The first time Barry McDonnell identified Rickie Fowler as special, as a future big leaguer, the 8-year-old was not even known as Rickie. They called him Rick back then at the Murrieta Valley Golf Range, where it was clear the boy had a gift that would take him places most kids couldn't fathom while plowing through buckets of scuffed-up balls.
The grandson of a Scottish golf pro, McDonnell didn't bother fixing the flaws in Fowler's swing in their sessions under the teacher's favorite shade tree. McDonnell didn't want to bog down Fowler with information, or in any way impede the natural talent the boy regularly flashed on this modest training ground wedged between Los Angeles and San Diego. This was about art, not science.

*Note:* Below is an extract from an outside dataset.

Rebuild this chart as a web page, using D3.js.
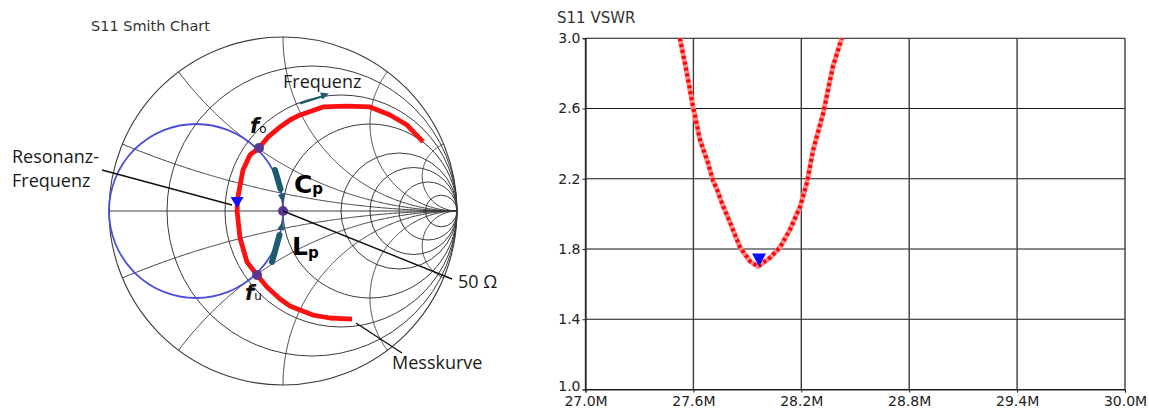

"I'm going to build a great golfing mind for this kid," McDonnell told his best friend, Bill Teasdall, the owner of the range. "When Rick is 25, they will talk about his golfing mind, and he won't even know where it came from." Years later, when Fowler explained his tee-to-green creativity as a function of his love for motorbikes and the midair stunts he once performed on them, McDonnell and Teasdall shot each other a look and shared a private laugh. It was happening. With a visionary's feel for the game, Fowler had developed into a can't-miss prospect. Just after he won the tour's Rookie of the Year award in 2010, McDonnell and Teasdall were talking about his future over lunch. McDonnell had been in poor health, and he confided in his friend that he didn't believe he would live much longer.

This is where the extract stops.